O projeto de Lei aprovado pelo Senado que estabelece as cotas
sócio-raciais seguirá à sanção da presidenta Dilma Rousseff mas, na
opinião de um dos autores do Programa de Ações Afirmativas da
Universidade de Brasília (UNB), da forma que foi concebida, a nova Lei
representará um enorme retrocesso ao dividir a comunidade negra. Segundo
o Supremo Tribunal Federal (STF), a mais alta Corte do país, reconhecer
que “não precisa dividir” porque ser negro no Brasil representa, por si só, uma desvantagem.
Na opinião é do professor José Jorge de Carvalho, do Departamento de
Antropologia da Universidade de Brasília e pesquisador do CNPq, em
entrevista à última edição da revista semanal de esquerda Caros Amigos,
o projeto aprovado pelo Senado cria as chamadas cotas sócio-raciais, ao
reservar 50% das vagas para estudantes oriundos da escola pública;
destes 50% devem ser reservadas aos estudantes de famílias com renda per capita
de 1,5 salário mínimo; e os outros 50% entre negros e indígenas
proporcionalmente à presença de cada um desses segmentos em cada Estado
da Federação, de acordo com o Censo do IBGE 2010.
– A Lei é anacrônica. A história vai responsabilizar as lideranças
negras que participaram desse retrocesso. Como o senador Paim, que tem
assessores parlamentares afinados com esse tema, não lutou para
desvincular as cotas sociais? Sarney virou paladino dos negros
brasileiros? A elite branca racista brasileira entregou os anéis para
não entregar os dedos – ironizou.
Segundo afirmou José Jorge de Carvalho, a principal função da Lei “é conter a parte mais poderosa, a vanguarda do Movimento Negro”.
– Simplesmente, a Lei conteve a parte mais poderosa do Movimento,
decapitou a comunidade negra. Os filhos dos empresários da Fiesp estudam
na Universidade de S. Paulo (USP), na Universidade de Campinas
(Unicamp). Os filhos dos empresários da Firjan, do Rio, também estudam
nas melhores universidades públicas. Nossa luta sempre foi para que os
filhos do Pelé tivessem os mesmos direitos dos filhos da faxineira e
todos pudessem estudar – acrescentou.
José Jorge também critica o fato de o Senado ignorar, durante a
tramitação da Lei, a experiência acumulada por 129 universidades que já
adotam ações afirmativas por decisão de instâncias internas.
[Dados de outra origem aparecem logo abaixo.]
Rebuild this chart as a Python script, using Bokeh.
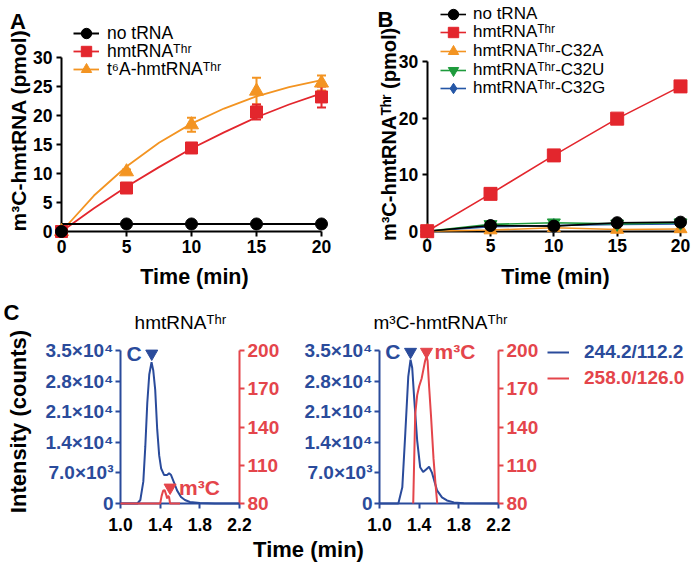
import math
from bokeh.plotting import figure
from bokeh.models import (Range1d, LinearAxis, FixedTicker, Legend, LegendItem,
                          Label, PrintfTickFormatter)
from bokeh.embed import file_html
from bokeh.resources import INLINE
from bokeh.core.properties import value

# ---------------- data ----------------
time_min = [0, 5, 10, 15, 20]

# Panel A (m3C formation, pmol)
a_none = [0, 1.3, 1.3, 1.3, 1.3]
a_hmt = [0, 7.5, 14.4, 20.6, 23.2]
a_hmt_err = [0, 0.4, 0.6, 1.3, 1.8]
a_t6a = [0, 10.3, 18.4, 24.2, 25.6]
a_t6a_err = [0, 0.4, 1.2, 2.3, 1.3]
fit_t = [0, 2.5, 5, 7.5, 10, 12.5, 15, 17.5, 20]
fit_none = [1.3, 1.3, 1.3, 1.3, 1.3, 1.3, 1.3, 1.3, 1.3]
fit_hmt = [0, 4.0, 7.7, 11.1, 14.3, 17.1, 19.7, 21.9, 23.8]
fit_t6a = [0, 6.2, 11.2, 15.3, 18.6, 21.2, 23.3, 24.9, 26.1]
a_labels = ["no tRNA", "hmtRNAᵀʰʳ", "t⁶A-hmtRNAᵀʰʳ"]
a_yticks = [0, 5, 10, 15, 20, 25, 30]

# Panel B
b_none = [0, 1.0, 0.9, 1.5, 1.6]
b_hmt = [0, 6.6, 13.4, 19.9, 25.6]
b_c32a = [0, 0.2, 0.6, 0.3, 0.4]
b_c32u = [0, 1.2, 1.5, 1.3, 1.5]
b_c32g = [0, 0.8, 1.0, 1.2, 1.3]
b_labels = ["no tRNA", "hmtRNAᵀʰʳ", "hmtRNAᵀʰʳ-C32A", "hmtRNAᵀʰʳ-C32U", "hmtRNAᵀʰʳ-C32G"]
b_yticks = [0, 10, 20, 30]
ab_xticks = [0, 5, 10, 15, 20]

# Panel C (chromatograms)
c1_t_blue = [1.00, 1.17, 1.20, 1.23, 1.25, 1.27, 1.29, 1.313, 1.33, 1.35, 1.37, 1.39,
             1.41, 1.44, 1.47, 1.49, 1.51, 1.54, 1.57, 1.61, 1.65, 1.70, 1.80, 1.95, 2.20]
c1_blue = [0, 0, 800, 5000, 13000, 23000, 29500, 32300, 30500, 26000, 17000, 11000,
           8000, 6500, 6500, 6900, 6500, 4800, 3000, 1500, 800, 350, 100, 0, 0]
c1_t_red = [1.00, 1.40, 1.415, 1.43, 1.445, 1.46, 1.47, 1.48, 1.49, 1.50, 1.60]
c1_red = [80, 80, 86, 90, 90.5, 87, 84, 86, 85, 80, 80]
c2_t_blue = [1.00, 1.19, 1.23, 1.26, 1.29, 1.313, 1.33, 1.35, 1.38, 1.41, 1.44, 1.47,
             1.50, 1.53, 1.58, 1.63, 1.68, 1.75, 1.85, 2.20]
c2_blue = [0, 0, 3700, 16000, 29000, 32900, 31000, 24000, 14400, 8300, 7200, 7800,
           8400, 7000, 3000, 1400, 700, 250, 60, 0]
c2_t_red = [1.34, 1.36, 1.38, 1.40, 1.425, 1.44, 1.46, 1.474, 1.485, 1.50, 1.52,
            1.545, 1.565, 1.582]
c2_red = [80, 150, 165, 172, 178, 184, 192, 195.5, 192, 172, 148, 115, 95, 80]
c1_peak_c = ([1.315], [34300])
c1_peak_m3c = ([1.50], [92.5])
c2_peak_c = ([1.313], [34700])
c2_peak_m3c = ([1.474], [199])
c_xticks = [1.0, 1.4, 1.8, 2.2]
c_blue_ticks = [0, 7000, 14000, 21000, 28000, 35000]
c_blue_tick_labels = ["0", "7.0×10³", "1.4×10⁴", "2.1×10⁴", "2.8×10⁴", "3.5×10⁴"]
c_red_ticks = [80, 110, 140, 170, 200]
c_legend = ["244.2/112.2", "258.0/126.0"]

# ---------------- styling / layout ----------------
W, H = 695, 566
FONT = "Liberation Sans"
BLACK, RED, ORANGE, GREEN, BLUE = "#000000", "#e3262d", "#f39422", "#1e9b3c", "#2456a6"
CBLUE, CRED = "#2a4b9b", "#e4454b"


def X(ix):
    return ix


def Y(iy):
    return H - iy


def rng(v0, p0, v1, p1, total):
    s = (p1 - p0) / (v1 - v0)
    start = v0 - p0 / s
    return Range1d(start=start, end=start + total / s)


xA = rng(0, X(61), 20, X(321), W)
yA = rng(0, Y(231), 30, Y(57), H)
xB = rng(0, X(426.7), 20, X(680), W)
yB = rng(0, Y(230.7), 30, Y(61), H)
xC1 = rng(1.0, X(120), 2.2, X(239), W)
xC2 = rng(1.0, X(379), 2.2, X(498), W)
yCb = rng(0, Y(503), 35000, Y(350), H)
yCr = rng(80, Y(503), 200, Y(350), H)

p = figure(width=W, height=H, x_range=xA, y_range=yA, x_axis_type=None, y_axis_type=None,
           toolbar_location=None, output_backend="svg", min_border=0,
           outline_line_color=None)
p.extra_x_ranges = {"xB": xB, "xC1": xC1, "xC2": xC2}
p.extra_y_ranges = {"yB": yB, "yCb": yCb, "yCr": yCr}


def add_axis(side, xr, yr, loc, bounds, ticks, color, label_color, size, standoff,
             overrides=None, formatter=None):
    ax = LinearAxis(x_range_name=xr, y_range_name=yr, fixed_location=loc, bounds=bounds,
                    ticker=FixedTicker(ticks=ticks), axis_line_color=color, axis_line_width=2,
                    major_tick_line_color=color, major_tick_line_width=2, major_tick_out=5,
                    major_tick_in=0, minor_tick_line_color=None,
                    major_label_text_color=label_color, major_label_text_font=FONT,
                    major_label_text_font_style="bold", major_label_text_font_size=size,
                    major_label_standoff=standoff, level="underlay")
    if overrides:
        ax.major_label_overrides = overrides
    if formatter is not None:
        ax.formatter = formatter
    p.add_layout(ax, side)


# axes A
add_axis("left", "default", "default", 0, (0, 30), a_yticks, BLACK, BLACK, "17.5px", 4)
add_axis("below", "default", "default", 0, (0, 20), ab_xticks, BLACK, BLACK, "17.5px", 3)
# axes B
add_axis("left", "xB", "yB", 0, (0, 30), b_yticks, BLACK, BLACK, "17.5px", 4)
add_axis("below", "xB", "yB", 0, (0, 20), ab_xticks, BLACK, BLACK, "17.5px", 3)
# axes C
blue_over = dict(zip(c_blue_ticks, c_blue_tick_labels))
for xr in ("xC1", "xC2"):
    add_axis("left", xr, "yCb", 1.0, (0, 35000), c_blue_ticks, CBLUE, CBLUE, "19px", 2,
             overrides=blue_over)
    add_axis("right", xr, "yCr", 2.2, (80, 200), c_red_ticks, CRED, CRED, "19px", 3)
    add_axis("below", xr, "yCb", 0, (1.0, 2.2), c_xticks, CBLUE, BLACK, "17.5px", 9,
             formatter=PrintfTickFormatter(format="%.1f"))


def add_legend(renderers, label, x_img, y_img, glyph_w, standoff, size, color="black",
               style="normal"):
    lg = Legend(items=[LegendItem(label=label, renderers=renderers)],
                location=(X(x_img), Y(y_img) - 14), padding=0, margin=0, spacing=0,
                glyph_width=glyph_w, glyph_height=28, label_height=28,
                label_standoff=standoff, border_line_color=None, background_fill_alpha=0,
                label_text_font=FONT, label_text_font_size=size, label_text_color=color,
                label_text_font_style=style)
    p.add_layout(lg)


# ---------------- panel A ----------------
def errbars(xs, ys, errs, color, xr, yr):
    lo = [y - e for y, e in zip(ys, errs)]
    hi = [y + e for y, e in zip(ys, errs)]
    p.segment(x0=xs, y0=lo, x1=xs, y1=hi, line_color=color, line_width=2,
              x_range_name=xr, y_range_name=yr)
    p.scatter(x=xs + xs, y=lo + hi, marker="dash", size=9, line_color=color, line_width=2,
              x_range_name=xr, y_range_name=yr)


lA_t6a = p.line(fit_t, fit_t6a, line_color=ORANGE, line_width=1.8)
lA_hmt = p.line(fit_t, fit_hmt, line_color=RED, line_width=1.8)
lA_none = p.line(fit_t, fit_none, line_color=BLACK, line_width=2)
errbars(time_min, a_t6a, a_t6a_err, ORANGE, "default", "default")
errbars(time_min, a_hmt, a_hmt_err, RED, "default", "default")
sA_t6a = p.scatter(time_min, a_t6a, marker="triangle", size=14, color=ORANGE)
sA_hmt = p.scatter(time_min, a_hmt, marker="square", size=12, color=RED)
sA_none = p.scatter(time_min, a_none, marker="circle", size=12, color=BLACK)

add_legend([lA_none, sA_none], a_labels[0], 73, 33, 26, 8, "17.5px")
add_legend([lA_hmt, sA_hmt], a_labels[1], 73, 51, 26, 8, "17.5px")
add_legend([lA_t6a, sA_t6a], a_labels[2], 73, 69, 26, 8, "17.5px")

# ---------------- panel B ----------------
kwB = dict(x_range_name="xB", y_range_name="yB")
lB_g = p.line(time_min, b_c32g, line_color=BLUE, line_width=1.6, **kwB)
sB_g = p.scatter(time_min, b_c32g, marker="diamond", size=14, color=BLUE, **kwB)
lB_a = p.line(time_min, b_c32a, line_color=ORANGE, line_width=1.6, **kwB)
sB_a = p.scatter(time_min, b_c32a, marker="triangle", size=13, color=ORANGE, **kwB)
lB_u = p.line(time_min, b_c32u, line_color=GREEN, line_width=1.6, **kwB)
sB_u = p.scatter(time_min, b_c32u, marker="inverted_triangle", size=13, color=GREEN, **kwB)
lB_n = p.line(time_min, b_none, line_color=BLACK, line_width=1.6, **kwB)
sB_n = p.scatter(time_min, b_none, marker="circle", size=12, color=BLACK, **kwB)
lB_h = p.line(time_min, b_hmt, line_color=RED, line_width=1.6, **kwB)
sB_h = p.scatter(time_min, b_hmt, marker="square", size=13, color=RED, **kwB)

b_rows = [13.5, 32, 51, 69.5, 88]
for rs, lab, yy in zip([[lB_n, sB_n], [lB_h, sB_h], [lB_a, sB_a], [lB_u, sB_u], [lB_g, sB_g]],
                       b_labels, b_rows):
    add_legend(rs, lab, 440, yy, 26, 7, "17px")

# ---------------- panel C ----------------
lC_b = lC_r = None
for xr, tb, vb, tr, vr, pc, pm, m_off in (
        ("xC1", c1_t_blue, c1_blue, c1_t_red, c1_red, c1_peak_c, c1_peak_m3c, 9),
        ("xC2", c2_t_blue, c2_blue, c2_t_red, c2_red, c2_peak_c, c2_peak_m3c, 8)):
    lb = p.line(tb, vb, line_color=CBLUE, line_width=2, x_range_name=xr, y_range_name="yCb")
    lr = p.line(tr, vr, line_color=CRED, line_width=2, x_range_name=xr, y_range_name="yCr")
    p.scatter(pc[0], pc[1], marker="inverted_triangle", size=12, color=CBLUE,
              x_range_name=xr, y_range_name="yCb")
    p.scatter(pm[0], pm[1], marker="inverted_triangle", size=12, color=CRED,
              x_range_name=xr, y_range_name="yCr")
    p.text(pc[0], pc[1], text=["C"], x_offset=-10, text_align="right",
           text_baseline="middle", text_font=value(FONT), text_font_style="bold",
           text_font_size="21px", text_color=CBLUE, x_range_name=xr, y_range_name="yCb")
    p.text(pm[0], pm[1], text=["m³C"], x_offset=m_off, text_align="left",
           text_baseline="middle", text_font=value(FONT), text_font_style="bold",
           text_font_size="21px", text_color=CRED, x_range_name=xr, y_range_name="yCr")
    lC_b, lC_r = lb, lr

add_legend([lC_b], c_legend[0], 547, 352, 22, 15, "19px", CBLUE, "bold")
add_legend([lC_r], c_legend[1], 547, 378, 22, 15, "19px", CRED, "bold")


# ---------------- texts ----------------
def add_label(text, ix, iy, size, style="bold", color="black", angle=0.0):
    p.add_layout(Label(x=X(ix), y=Y(iy), x_units="screen", y_units="screen", text=text,
                       angle=angle, text_align="center", text_baseline="middle",
                       text_font=FONT, text_font_style=style, text_font_size=size,
                       text_color=color))


add_label("A", 17.5, 20.5, "22px")
add_label("B", 385, 19, "22px")
add_label("C", 11, 312, "22px")
add_label("m³C-hmtRNA (pmol)", 18, 130, "21px", angle=math.pi / 2)
add_label("m³C-hmtRNAᵀʰʳ (pmol)", 388, 134, "20px", angle=math.pi / 2)
add_label("Time (min)", 194, 276, "21.5px")
add_label("Time (min)", 555, 276, "21.5px")
add_label("Time (min)", 308, 549, "22px")
add_label("Intensity (counts)", 18, 421, "22px", angle=math.pi / 2)
add_label("hmtRNAᵀʰʳ", 180, 322, "19px", style="normal")
add_label("m³C-hmtRNAᵀʰʳ", 440, 322, "19px", style="normal")

open("out.html", "w").write(file_html(p, INLINE))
Citou o
caso das 51 que adotam cotas e lembrou que, destas, 46 instituições têm
modelos diferentes.
– Das 51 universidades federais que têm cotas, 46 têm modelos
diferente. Cada universidade que aprovou (o sistema de cotas), procurou
fazê-lo de forma diferente das anteriores. Foi resultado sempre de uma
negociação por parte dos Conselhos. Uma variedade de sistemas. A Lei
simplifica o raciocínio. A massa crítica que gerou a luta pelas ações
afirmativas não pode influenciar o Congresso. Todas as audiências foram
inúteis, foram inférteis, dissociadas de reflexão. Toda a inteligência
gerada pela sociedade foi desprezada, considerada irrelevante – frisa.
De acordo com o professor da UnB, a luta por cotas é uma luta política.
– Para que lutamos durante mais de uma década? Para que existissem
cotas para negros, para empoderar a comunidade negra. A luta por cotas
raciais é uma luta política. A opção de colocar negros de baixa renda ou
negros da escola pública é uma medida de contenção da comunidade negra.
Querem dizer que apenas aceitam apoiar, reconhecem direito à proteção
pelo Estado da parte mais frágil da comunidade negra – concluiu.